20th-century assassins – How to be a Dictator reviewed

Frank Dikötter’s anecdotal ‘biography’ of the eight men who plagued the past century

Frank Dikötter has written a very lively and concise analysis of the techniques and personalities of eight 20th-century dictators: Mussolini, Hitler, Stalin, Mao Zedong, Kim Il-sung, Duvalier (Haiti), Ceausescu (Romania) and Mengistu (Ethiopia). As a comparative study of those individuals, it is enlightening and a good read. The title and parts of the foreword indicate that it aspires to be a guidebook of tactics for those aspiring to be dictators and to retain their status as such.

There are some weaknesses in this broader ambition. These eight men were not altogether uniform in their methods of obtaining power, retaining it, or losing it, and certainly not in their abilities. Stalin, Mao, Kim Il-sung and Duvalier died in office to great public lamentations. Kim’s grandson holds his position; an ostensible heir is in Mao’s old chair and, as the author remarks near the end, is embellishing and reinforcing his dictatorship much as Mao and some of the others did. Vladimir Putin, though not nominally a communist or remotely as powerful or brutal as Stalin, yet invokes aspects of his memory, especially in opposing Russia’s would-be westernisers and in purporting to rebuild Russia’s world influence. François Duvalier’s son and heir was sent packing (with full pockets), but only after plundering his poor country for a further 15 years.

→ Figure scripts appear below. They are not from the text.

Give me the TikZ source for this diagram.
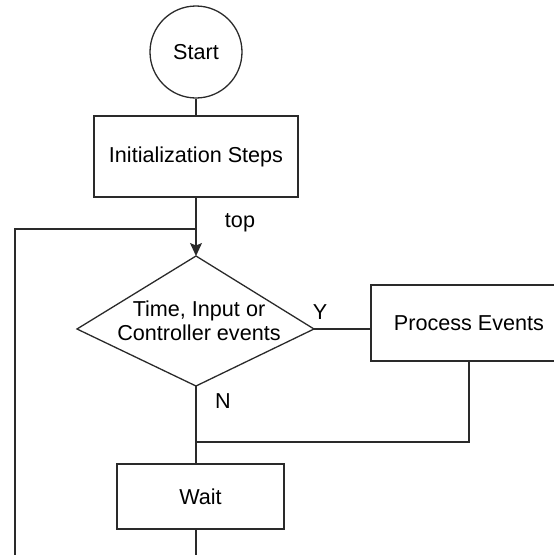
\documentclass[tikz,border=0pt]{standalone}
\usepackage{fontspec}
\setmainfont{Liberation Sans}
\usetikzlibrary{arrows.meta,calc}
\definecolor{linegray}{HTML}{2A2A2A}
\begin{document}
\begin{tikzpicture}[x=1pt,y=-1pt,
  conn/.style={draw=linegray, line width=1.3pt},
  box/.style={draw=linegray, line width=1.3pt, rectangle, inner sep=0pt,
    font=\fontsize{21.6}{24.5}\selectfont, text=black},
  startnode/.style={draw=linegray, line width=1.3pt, circle, inner sep=0pt,
    minimum size=92pt, font=\fontsize{21.6}{24.5}\selectfont},
  lbl/.style={inner sep=0pt, font=\fontsize{21.6}{24.5}\selectfont},
  tip/.style={-{Stealth[length=13pt,width=12pt,inset=2.5pt]}},
]
\useasboundingbox (0,0) rectangle (554,555);
% nodes
\node[startnode] (start) at (196,52) {Start};
\node[box, minimum width=204pt, minimum height=81pt] (init) at (196,156.5) {Initialization Steps};
\coordinate (dT) at (196,256);
\coordinate (dL) at (77,329);
\coordinate (dR) at (314,329);
\coordinate (dB) at (196,386);
\draw[conn] (dT) -- (dR) -- (dB) -- (dL) -- cycle;
\node[lbl, align=center] (dtext) at (199,321) {Time, Input or\\Controller events};
\node[box, minimum width=196pt, minimum height=76pt] (proc) at (469,323) {Process Events};
\node[box, minimum width=167pt, minimum height=65pt] (wait) at (200.5,496.5) {Wait};
% labels
\node[lbl] (toplbl) at (240,223) {top};
\node[lbl] (ylbl) at (320,312) {Y};
\node[lbl] (nlbl) at (223,401) {N};
% helper coordinates
\coordinate (loopj) at (196,229);
\coordinate (loopc) at (15,229);
\coordinate (loopb) at (15,560);
\coordinate (mj) at (196,442);
\coordinate (pj) at (469,442);
\coordinate (bot) at (196,560);
% connectors
\draw[conn] (start) -- (init);
\draw[conn, tip] (init.south) -- (dT);
\draw[conn] (loopb) -- (loopc) -- (loopj);
\draw[conn] (dR) -- (proc.west |- dR);
\draw[conn] (dB) -- (dB |- wait.north);
\draw[conn] (proc.south) -- (pj) -- (mj);
\draw[conn] (dB |- wait.south) -- (bot);
\end{tikzpicture}
\end{document}
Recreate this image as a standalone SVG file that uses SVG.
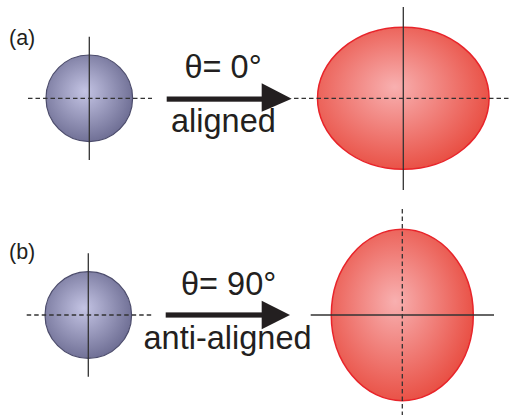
<svg xmlns="http://www.w3.org/2000/svg" width="511" height="417" viewBox="0 0 511 417">
<defs>
<radialGradient id="gBlue" cx="0.45" cy="0.45" r="0.6" fx="0.45" fy="0.42">
<stop offset="0" stop-color="#c4c4e4"/>
<stop offset="1" stop-color="#6a6a90"/>
</radialGradient>
<radialGradient id="gRed" cx="0.45" cy="0.45" r="0.6" fx="0.45" fy="0.42">
<stop offset="0" stop-color="#f8b0b0"/>
<stop offset="1" stop-color="#e84a3e"/>
</radialGradient>
</defs>
<style>
.small{fill:url(#gBlue);stroke:#4c4c6c;stroke-width:1.2}
.big{fill:url(#gRed);stroke:#e8242a;stroke-width:1.5}
.solid{stroke:#333;stroke-width:1.3;fill:none}
.dash{stroke:#333;stroke-width:1.3;stroke-dasharray:4.5 3;fill:none}
.lbl{font-family:"Liberation Sans",Arial,sans-serif;font-size:21.5px;fill:#231f20}
.big-t{font-family:"Liberation Sans",Arial,sans-serif;font-size:32.5px;fill:#231f20}
.arrow{fill:#231f20}
</style>
<text class="lbl" x="9" y="45">(a)</text>
<text class="lbl" x="9" y="259">(b)</text>
<g id="sphere-a">
<circle class="small" cx="89.3" cy="98.3" r="43.3"/>
</g>
<g id="ellipse-a">
<ellipse class="big" cx="403.3" cy="98.3" rx="85.8" ry="71"/>
</g>
<g id="sphere-b">
<circle class="small" cx="88.3" cy="315" r="43.3"/>
</g>
<g id="ellipse-b">
<ellipse class="big" cx="402.3" cy="315" rx="71" ry="85.7"/>
</g>
<g id="connectors">
<line class="solid" x1="89.3" y1="36.7" x2="89.3" y2="160"/>
<line class="dash" x1="28" y1="98.3" x2="152" y2="98.3"/>
<line class="solid" x1="403.3" y1="7" x2="403.3" y2="190"/>
<line class="dash" x1="294" y1="98.3" x2="511" y2="98.3"/>
<line class="solid" x1="88.3" y1="253.3" x2="88.3" y2="376.7"/>
<line class="dash" x1="26.7" y1="315" x2="151.7" y2="315"/>
<line class="dash" x1="402.3" y1="209" x2="402.3" y2="415"/>
<line class="solid" x1="310.7" y1="315" x2="494" y2="315"/>
<rect class="arrow" x="166.7" y="96.5" width="97" height="5.2"/>
<polygon class="arrow" points="261.7,83.3 291.7,98.8 261.7,111.7"/>
<rect class="arrow" x="165.7" y="312.4" width="98" height="5.2"/>
<polygon class="arrow" points="261.7,300.7 290,315 261.7,329.3"/>
</g>
<text class="big-t" x="184.5" y="78">θ= 0°</text>
<text class="big-t" x="171" y="131.7">aligned</text>
<text class="big-t" x="181" y="295">θ= 90°</text>
<text class="big-t" x="143.5" y="349.3">anti-aligned</text>
</svg>
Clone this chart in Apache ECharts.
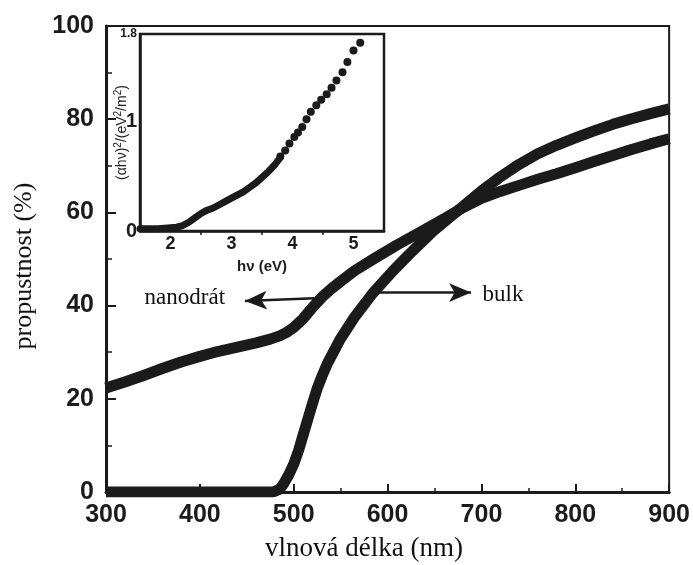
<!DOCTYPE html>
<html>
<head>
<meta charset="utf-8">
<script src="https://cdn.jsdelivr.net/npm/echarts@6/dist/echarts.min.js"></script>
<style>
html,body{margin:0;padding:0;background:#fff;}
#chart{width:693px;height:565px;}
</style>
</head>
<body>
<div id="chart"></div>
<script>
// ---- Main plot data: transmittance (%) vs wavelength (nm) ----
const nanoWavelength = [300,320,340,360,380,400,420,440,460,475,485,492,500,510,520,530,540,550,565,585,610,635,660,680,700,720,740,760,780,800,820,840,860,880,900];
const nanoTransmit   = [22.3,23.6,25.0,26.5,27.9,29.1,30.2,31.1,32.0,32.8,33.5,34.2,35.3,37.2,39.6,41.8,43.6,45.2,47.5,50.0,53.0,55.8,58.6,61.0,63.0,64.5,65.8,67.1,68.3,69.6,70.9,72.2,73.5,74.7,75.8];

const bulkWavelength = [300,350,400,450,478,485,490,495,500,505,510,515,520,525,530,536,549,565,584,605,623,648,672,700,720,740,760,780,800,820,840,860,880,900];
const bulkTransmit   = [0,0,0,0,0,0.6,2.0,3.8,6.0,8.8,12.2,15.6,19.0,22.2,24.8,27.6,32.6,37.6,42.6,47.3,51.0,55.9,59.9,64.6,67.6,70.3,72.6,74.4,76.0,77.5,78.9,80.1,81.2,82.2];

const mainXTicks = [300,400,500,600,700,800,900];
const mainYTicks = [0,20,40,60,80,100];

// ---- Inset data: (alpha h nu)^2 vs h nu (eV) ----
const insetLineEnergy = [1.5,1.8,2.0,2.1,2.2,2.3,2.4,2.5,2.6,2.7,2.8,2.9,3.0,3.1,3.2,3.3,3.4,3.5,3.6,3.7,3.8];
const insetLineValue  = [0.02,0.02,0.03,0.035,0.05,0.08,0.12,0.16,0.19,0.21,0.24,0.27,0.30,0.33,0.36,0.40,0.44,0.49,0.54,0.60,0.67];
const insetDotEnergy  = [3.80,3.88,3.95,4.03,4.09,4.16,4.23,4.30,4.39,4.47,4.56,4.64,4.72,4.82,4.90,5.00,5.11];
const insetDotValue   = [0.68,0.735,0.80,0.86,0.90,0.95,1.02,1.09,1.15,1.20,1.25,1.31,1.375,1.45,1.545,1.65,1.72];
const insetXLabels = [2,3,4,5];
const insetXTicks  = [2.5,3.5,4.5];
const insetYLabels = [0,1,1.8];

// ---- Annotations (data coordinates) ----
const nanoArrow = [[522,41.6],[448,41.0]];
const bulkArrow = [[588,42.8],[689,42.8]];
const nanoLabelAt = [384,41.6];
const bulkLabelAt = [723,42.2];

const INK = '#1b1b1b';
const SANS = '"Liberation Sans", Arial, Helvetica, sans-serif';
const SERIF = '"Liberation Serif", "Times New Roman", serif';

const zip = (a,b) => a.map((v,i) => [v,b[i]]);

const chart = echarts.init(document.getElementById('chart'), null, {renderer:'canvas'});
chart.setOption({
  animation: false,
  backgroundColor: '#fff',
  grid: [
    {left:106, top:26, width:564, height:466, show:true, borderColor:INK, borderWidth:2, backgroundColor:'transparent'},
    {left:140, top:34, width:244, height:197, show:true, borderColor:INK, borderWidth:2.5, backgroundColor:'#fff', z:3}
  ],
  xAxis: [
    {
      gridIndex:0, type:'value', min:300, max:900, interval:100,
      axisLine:{show:true, onZero:false, lineStyle:{color:INK, width:3}},
      axisTick:{show:true, inside:true, length:8, lineStyle:{color:INK, width:2}},
      minorTick:{show:true, splitNumber:2, length:4, lineStyle:{color:INK, width:1.5}},
      splitLine:{show:false},
      axisLabel:{color:INK, fontFamily:SANS, fontWeight:'bold', fontSize:25, margin:11,
        customValues: mainXTicks}
    },
    {
      gridIndex:1, type:'value', min:1.5, max:5.5,
      axisLine:{show:true, onZero:false, lineStyle:{color:INK, width:2.5}},
      axisTick:{show:true, inside:false, length:4, customValues: insetXTicks, lineStyle:{color:INK, width:1.5}},
      splitLine:{show:false},
      axisLabel:{color:INK, fontFamily:SANS, fontWeight:'bold', fontSize:18, margin:4, customValues: insetXLabels},
      name:'hν (eV)', nameLocation:'middle', nameGap:28, nameMoveOverlap:false,
      nameTextStyle:{color:INK, fontFamily:SANS, fontWeight:'bold', fontSize:15},
      z:4
    }
  ],
  yAxis: [
    {
      gridIndex:0, type:'value', min:0, max:100, interval:20,
      axisLine:{show:true, onZero:false, lineStyle:{color:INK, width:3}},
      axisTick:{show:true, inside:true, length:10, lineStyle:{color:INK, width:2}},
      minorTick:{show:true, splitNumber:2, length:6, lineStyle:{color:INK, width:1.5}},
      splitLine:{show:false},
      axisLabel:{color:INK, fontFamily:SANS, fontWeight:'bold', fontSize:25, margin:12,
        customValues: mainYTicks}
    },
    {
      gridIndex:1, type:'value', min:0, max:1.8,
      axisLine:{show:true, onZero:false, lineStyle:{color:INK, width:2.5}},
      axisTick:{show:false},
      splitLine:{show:false},
      axisLabel:{
        margin:3, customValues: insetYLabels,
        formatter: v => (v > 1.5 ? '{s|' + v + '}' : '{b|' + v + '}'),
        rich:{
          s:{color:INK, fontFamily:SANS, fontWeight:'bold', fontSize:12},
          b:{color:INK, fontFamily:SANS, fontWeight:'bold', fontSize:20}
        }
      },
      name:'{a|(αhν)}{s|2}{a|/(eV}{s|2}{a|/m}{s|2}{a|)}', nameLocation:'middle', nameGap:11, nameRotate:90, nameMoveOverlap:false,
      nameTextStyle:{
        color:INK, fontFamily:SANS, fontSize:14,
        rich:{
          a:{color:INK, fontFamily:SANS, fontSize:14, lineHeight:16, verticalAlign:'bottom'},
          s:{color:INK, fontFamily:SANS, fontSize:10, lineHeight:16, verticalAlign:'top', padding:[0,0,6,0]}
        }
      },
      z:4
    }
  ],
  series: [
    {
      name:'nanodrát', type:'line', xAxisIndex:0, yAxisIndex:0,
      data: zip(nanoWavelength, nanoTransmit),
      showSymbol:false, smooth:false,
      lineStyle:{color:INK, width:11, cap:'butt', join:'round'},
      z:2,
      markLine:{
        silent:true, symbol:['none','arrow'], symbolSize:[14,22],
        label:{show:false},
        lineStyle:{color:INK, width:2.5, type:'solid'},
        data:[
          [{coord:nanoArrow[0]},{coord:nanoArrow[1]}],
          [{coord:bulkArrow[0]},{coord:bulkArrow[1]}]
        ]
      },
      markPoint:{
        silent:true,
        data:[
          {coord:nanoLabelAt, symbol:'circle', symbolSize:1, itemStyle:{color:'rgba(0,0,0,0)'},
            label:{show:true, position:'inside', formatter:'nanodrát', color:'#111', fontFamily:SERIF, fontSize:23}},
          {coord:bulkLabelAt, symbol:'circle', symbolSize:1, itemStyle:{color:'rgba(0,0,0,0)'},
            label:{show:true, position:'inside', formatter:'bulk', color:'#111', fontFamily:SERIF, fontSize:23}}
        ]
      }
    },
    {
      name:'bulk', type:'line', xAxisIndex:0, yAxisIndex:0,
      data: zip(bulkWavelength, bulkTransmit),
      showSymbol:false, smooth:false,
      lineStyle:{color:INK, width:11, cap:'butt', join:'round'},
      z:2
    },
    {
      name:'inset-line', type:'line', xAxisIndex:1, yAxisIndex:1,
      data: zip(insetLineEnergy, insetLineValue),
      showSymbol:false, smooth:false,
      lineStyle:{color:INK, width:7, cap:'round', join:'round'},
      z:5
    },
    {
      name:'inset-dots', type:'scatter', xAxisIndex:1, yAxisIndex:1,
      data: zip(insetDotEnergy, insetDotValue),
      symbol:'circle', symbolSize:8,
      itemStyle:{color:INK, opacity:1},
      z:5
    }
  ],
  graphic: [
    {type:'text', x:24, y:266, rotation:Math.PI/2, silent:true,
      style:{text:'propustnost (%)', fill:'#111', font:'26px ' + SERIF, textAlign:'center', textVerticalAlign:'middle'}},
    {type:'text', x:364, y:549, silent:true,
      style:{text:'vlnová délka (nm)', fill:'#111', font:'27px ' + SERIF, textAlign:'center', textVerticalAlign:'middle'}}
  ]
});
</script>
</body>
</html>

Of the four who did not die while serenely in office, Mengistu fled into exile. Hitler, still supported, as far as can be judged, by German opinion, even in total defeat, at least had the dignity to commit suicide, jointly with his bride of 36 hours, and have their remains burned to avoid desecration of their corpses. Both Mussolini and Ceausescu were deposed and executed. Dikötter makes the point that all these men tried to claim some theoretical and public policy and rigour, though it is really only communism that has attracted serious and durable advocates.